■ **Set problem**:
Retype, word for word, the lines from the first line of the entries through the line that holds "color=bar_colors, linewidth=0, zorder=2)"; leave out the pictures.

Records with drawing code
▬▬▬▬▬▬▬▬▬▬
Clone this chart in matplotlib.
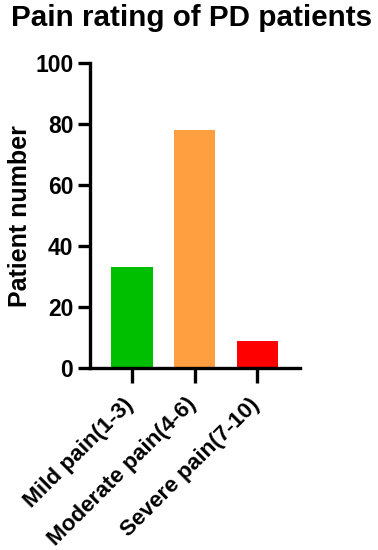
import matplotlib.pyplot as plt
import matplotlib.transforms as mtransforms
import numpy as np

plt.rcParams['font.family'] = ['Liberation Sans', 'DejaVu Sans']

categories = ['Mild pain(1-3)', 'Moderate pain(4-6)', 'Severe pain(7-10)']
patients = [33, 78, 9]
bar_colors = ['#00BE00', '#FF9F40', '#FF0000']
y_ticks = [0, 20, 40, 60, 80, 100]

fig = plt.figure(figsize=(3.78, 5.5), dpi=100)
ax = fig.add_axes([0.238, 0.331, 0.556, 0.554])

x = np.arange(len(categories))
ax.bar(x, patients, width=0.66, color=bar_colors, linewidth=0, zorder=2)

ax.set_xlim(-0.67, 2.68)
ax.set_ylim(0, 100)
ax.set_yticks(y_ticks)
ax.set_xticks(x)
ax.set_xticklabels(categories, rotation=45, ha='right', rotation_mode='anchor',
                   fontsize=16.2, fontweight='bold')
for lab in ax.get_yticklabels():
    lab.set_fontweight('bold')
ax.tick_params(axis='y', labelsize=16.5, width=2.4, length=9, pad=3)
ax.tick_params(axis='x', width=2.4, length=11, pad=3.5)

# nudge rotated labels (after tick_params, which resets label transforms)
shift = mtransforms.ScaledTranslation(-9 / 100, -6 / 100, fig.dpi_scale_trans)
for lab in ax.get_xticklabels():
    lab.set_transform(lab.get_transform() + shift)

ax.spines['top'].set_visible(False)
ax.spines['right'].set_visible(False)
ax.spines['left'].set_linewidth(2.4)
ax.spines['bottom'].set_linewidth(2.4)

ax.set_ylabel('Patient number', fontsize=18, fontweight='bold', labelpad=2)
fig.suptitle('Pain rating of PD patients', fontsize=21.3, fontweight='bold', x=0.508, y=0.992)

fig.savefig('out.png', dpi=100)
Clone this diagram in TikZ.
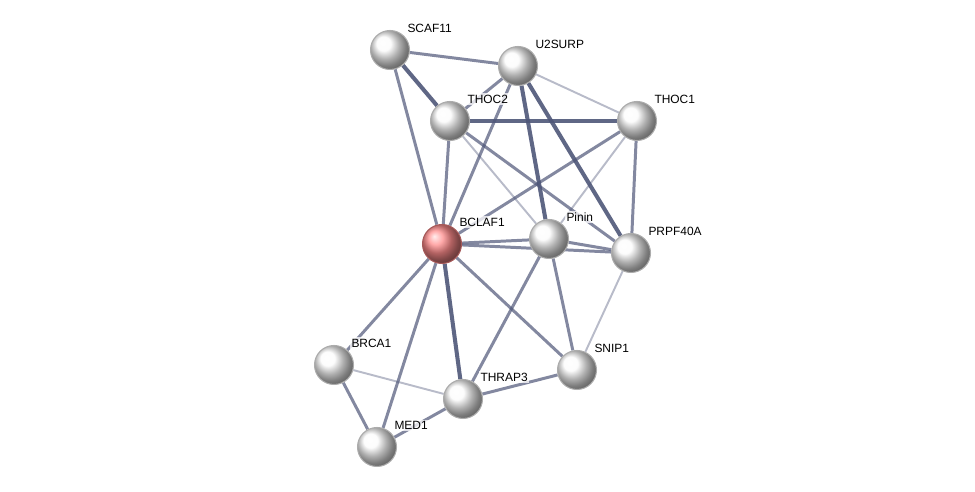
▬▬▬▬▬▬▬▬▬▬
■ **Result of the exercise**:
Clone this chart in matplotlib.
import matplotlib.pyplot as plt
import matplotlib.transforms as mtransforms
import numpy as np

plt.rcParams['font.family'] = ['Liberation Sans', 'DejaVu Sans']

categories = ['Mild pain(1-3)', 'Moderate pain(4-6)', 'Severe pain(7-10)']
patients = [33, 78, 9]
bar_colors = ['#00BE00', '#FF9F40', '#FF0000']
y_ticks = [0, 20, 40, 60, 80, 100]

fig = plt.figure(figsize=(3.78, 5.5), dpi=100)
ax = fig.add_axes([0.238, 0.331, 0.556, 0.554])

x = np.arange(len(categories))
ax.bar(x, patients, width=0.66, color=bar_colors, linewidth=0, zorder=2)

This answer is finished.